TEMPO.CO, Jakarta - Komisi Nasional Hak Asasi Manusia (Komnas HAM) bersama International NGO Forum (INFID), Lembaga Studi dan Advokasi Masyarakat (ELSAM), serta Kementerian Hukum dan HAM akan menyelenggarakan Konferensi Nasional Kota Ramah HAM (Human Rights City) di Jakarta pada 25-26 November mendatang. Konferensi ini akan dihadiri kepala daerah, bupati, dan wali kota sebagai ajang pertemuan dan tukar pikiran untuk menciptakan kota ramah HAM.

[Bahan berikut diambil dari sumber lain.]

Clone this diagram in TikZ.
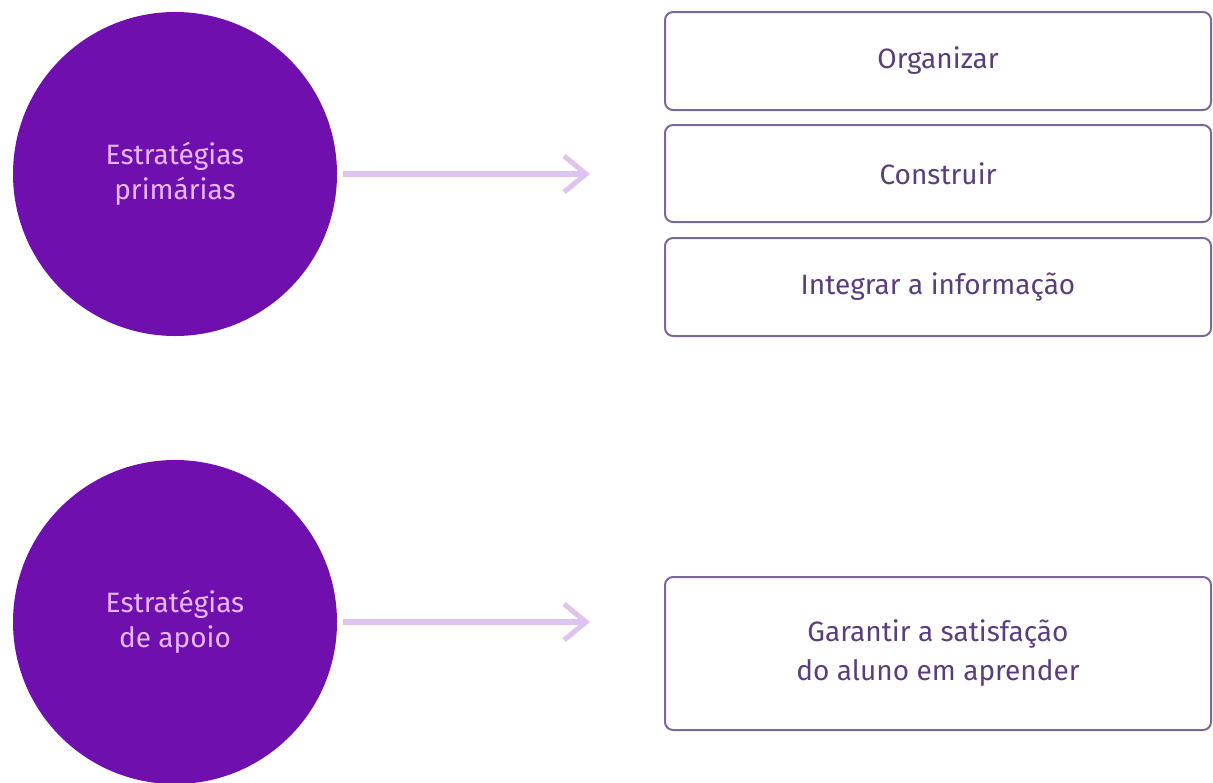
\documentclass[tikz,border=0pt]{standalone}
\usepackage{fontspec}
\setmainfont{Fira Sans}
\usetikzlibrary{arrows.meta}
\definecolor{roxo}{HTML}{6F10AE}
\definecolor{rosa}{HTML}{E6B8F2}
\definecolor{lilas}{HTML}{DDC3EE}
\definecolor{borda}{HTML}{7C6896}
\definecolor{texto}{HTML}{5A3E7C}
\begin{document}
\begin{tikzpicture}[x=0.5pt, y=-0.5pt,
    estrategia/.style={circle, fill=roxo, minimum size=162pt, inner sep=0pt, text=rosa, align=center, font=\fontsize{14}{17.5}\selectfont},
    caixa/.style={draw=borda, line width=1pt, rounded corners=4pt, minimum width=273pt, text=texto, align=center, font=\fontsize{14}{19.5}\selectfont},
    seta/.style={draw=lilas, line width=2.7pt, -{Straight Barb[length=11pt, width=18pt, line width=2.5pt]}, shorten <=3pt}]
    \useasboundingbox (0,0) rectangle (1213,782);

    % Nodes
    \node[estrategia] (prim) at (175,174) {Estratégias\\primárias};
    \node[estrategia] (apoio) at (175,622) {Estratégias\\de apoio};

    \node[caixa, minimum height=49pt] (org) at (938,61) {Organizar};
    \node[caixa, minimum height=48.5pt] (cons) at (938,173.5) {Construir};
    \node[caixa, minimum height=49pt] (integ) at (938,287) {Integrar a informação};
    \node[caixa, minimum height=76.5pt] (sat) at (938,653.5) {Garantir a satisfação\\do aluno em aprender};

    \coordinate (fimA) at (590,174);
    \coordinate (fimB) at (590,622);

    % Arrows
    \draw[seta] (prim) -- (fimA);
    \draw[seta] (apoio) -- (fimB);

\end{tikzpicture}
\end{document}
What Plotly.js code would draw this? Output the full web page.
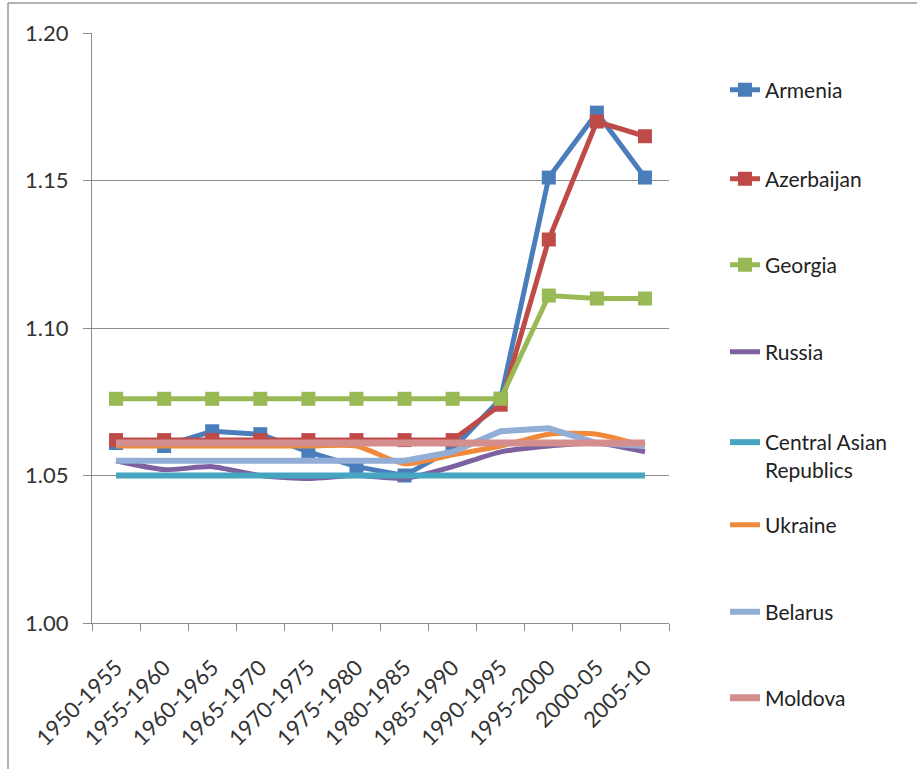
<!DOCTYPE html>
<html>
<head>
<meta charset="utf-8">
<script src="https://cdn.plot.ly/plotly-3.0.1.min.js"></script>
<style>html,body{margin:0;padding:0;background:#fff;}#chart{width:917px;height:769px;}</style>
</head>
<body>
<div id="chart"></div>
<script>
var categories = ['1950-1955','1955-1960','1960-1965','1965-1970','1970-1975','1975-1980','1980-1985','1985-1990','1990-1995','1995-2000','2000-05','2005-10'];
var armenia    = [1.061, 1.060, 1.065, 1.064, 1.058, 1.053, 1.050, 1.059, 1.076, 1.151, 1.173, 1.151];
var azerbaijan = [1.062, 1.062, 1.062, 1.062, 1.062, 1.062, 1.062, 1.062, 1.074, 1.130, 1.170, 1.165];
var georgia    = [1.076, 1.076, 1.076, 1.076, 1.076, 1.076, 1.076, 1.076, 1.076, 1.111, 1.110, 1.110];
var russia     = [1.055, 1.052, 1.053, 1.050, 1.049, 1.050, 1.049, 1.053, 1.058, 1.060, 1.061, 1.058];
var centralAsia= [1.050, 1.050, 1.050, 1.050, 1.050, 1.050, 1.050, 1.050, 1.050, 1.050, 1.050, 1.050];
var ukraine    = [1.060, 1.060, 1.060, 1.060, 1.060, 1.060, 1.054, 1.057, 1.060, 1.064, 1.064, 1.060];
var belarus    = [1.055, 1.055, 1.055, 1.055, 1.055, 1.055, 1.055, 1.058, 1.065, 1.066, 1.061, 1.060];
var moldova    = [1.061, 1.061, 1.061, 1.061, 1.061, 1.061, 1.061, 1.061, 1.061, 1.061, 1.061, 1.061];

var names = ['Armenia','Azerbaijan','Georgia','Russia','Central Asian<br>Republics','Ukraine','Belarus','Moldova'];
var series = [armenia, azerbaijan, georgia, russia, centralAsia, ukraine, belarus, moldova];
var colors = ['#4A7EBB','#BE4B48','#98B954','#7D60A0','#46A5C0','#F08A3A','#93AED6','#D48E8E'];
var widths = [5, 5, 5, 5, 6, 5, 6, 7];
var shapesLine = ['linear','linear','linear','spline','linear','spline','linear','linear'];
var withMarkers = [true, true, true, false, false, false, false, false];
var legendY = [90, 179, 265, 352, 456, 525, 612, 698];

var font = 'Lato, "Open Sans", "Liberation Sans", sans-serif';
var traces = [];
var layout = {
  width: 917, height: 769,
  margin: {l: 92, r: 248, t: 33, b: 146},
  paper_bgcolor: '#ffffff', plot_bgcolor: '#ffffff',
  font: {family: font, size: 22, color: '#333333'},
  xaxis: {
    type: 'category', range: [-0.5, categories.length - 0.5], tickangle: -45, ticks: 'outside', tickson: 'boundaries',
    ticklen: 7, tickcolor: '#8c8c8c', showline: true, linecolor: '#8c8c8c', linewidth: 1,
    showgrid: false, zeroline: false, tickfont: {family: font, size: 22, color: '#333333'},
    ticklabelstandoff: 22, fixedrange: true
  },
  yaxis: {
    range: [1.0, 1.2], dtick: 0.05, tick0: 1.0, tickformat: '.2f',
    ticks: 'outside', ticklen: 8, tickcolor: '#8c8c8c', showline: true, linecolor: '#8c8c8c', linewidth: 1,
    showgrid: true, gridcolor: '#8c8c8c', gridwidth: 1, zeroline: false,
    tickfont: {family: font, size: 22, color: '#333333'}, ticklabelstandoff: 10, fixedrange: true
  },
  shapes: [
    {type: 'line', xref: 'paper', yref: 'paper', x0: (8-92)/577, x1: (917-92)/577, y0: (623-3)/590, y1: (623-3)/590, line: {color: '#999999', width: 1.5}},
    {type: 'line', xref: 'paper', yref: 'paper', x0: (8-92)/577, x1: (8-92)/577, y0: (623-3)/590, y1: (623-769)/590, line: {color: '#999999', width: 1.5}}
  ],
  showlegend: true
};

for (var i = 0; i < series.length; i++) {
  var key = i === 0 ? 'legend' : 'legend' + (i + 1);
  var t = {
    type: 'scatter', x: categories, y: series[i], name: names[i],
    mode: withMarkers[i] ? 'lines+markers' : 'lines',
    line: {color: colors[i], width: widths[i], shape: shapesLine[i], smoothing: 0.6},
    legend: key, hoverinfo: 'skip'
  };
  if (withMarkers[i]) t.marker = {symbol: 'square', size: 14, color: colors[i]};
  traces.push(t);
  layout[key] = {
    x: (725 - 92) / 577, xanchor: 'left',
    y: (623 - legendY[i]) / 590, yanchor: 'middle',
    bgcolor: 'rgba(0,0,0,0)', borderwidth: 0,
    valign: i === 4 ? 'top' : 'middle',
    font: {family: font, size: 21, color: '#222222'}
  };
}

Plotly.newPlot('chart', traces, layout, {displayModeBar: false, staticPlot: true});
</script>
</body>
</html>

Menurut Komisioner Komnas HAM Muhammad Nurkhoiron, kegiatan ini adalah bentuk kampanye implementasi HAM yang sudah menjadi komitmen global dalam menciptakan Human Rights City. "Implementasi HAM perlu didorong bukan hanya dari kewenangan pemerintah pusat, tapi perlu ada inisiatif dari pemerintah lokal yang proaktif mengimplementasikannya," kata Nurkhoiron di kantor Komnas HAM Jakarta, Rabu, 4 November 2015.
Keberadaan otonomi daerah memberikan kekuasaan otonom agar setiap daerah berinisiatif mengambil kebijakan baru yang berdampak langsung kepada publik. "Peran dan komitmen pemerintah daerah, wali kota, bupati, sangat penting untuk menegakkan prinsip dan norma HAM," ujarnya. (Lihat video Batasi Kebebasan, Komnas HAM Minta Polri Tarik Edaran Kebencian)
Berdasarkan data laporan pengaduan ke Komnas HAM, pemerintah daerah menempati posisi ketiga sebagai pihak yang dilaporkan atas kasus pelanggaran HAM. "Kami berkepentingan untuk mendorong pemimpin daerah memiliki komitmen ini," tuturnya.
Deputi Sumber Daya HAM ELSAM Zainal Abidin berharap konferensi ini dapat dijadikan ajang sharing knowledge pemerintah daerah yang telah sukses berkomitmen menjaga kota ramah HAM. Sejauh ini daerah percontohan untuk kota ramah hak asasi manusia adalah Palu dan Wonosobo.
"Agar kota-kota yang punya problem HAM punya jalan keluar dalam menghadapi konflik. Akan ada ahli juga untuk mengatasi masalah perkotaan, seperti cara membangun infrastruktur yang ramah HAM," ucapnya.
Konferensi ini juga bermanfaat dalam mengatasi persoalan untuk menghilangkan batasan minoritas dan mayoritas. Ia juga berharap konferensi ini menjadi alternatif dalam mengatasi problem HAM yang selalu bermuara ke pemerintah pusat.
"Seperti kasus Tolikara dan Singkil. Kalau mampu diselesaikan tingkat lokal, tentu berimplikasi persoalan akan cepat selesai. Selama ini persoalan bermuara ke pusat dan tidak selesai," katanya.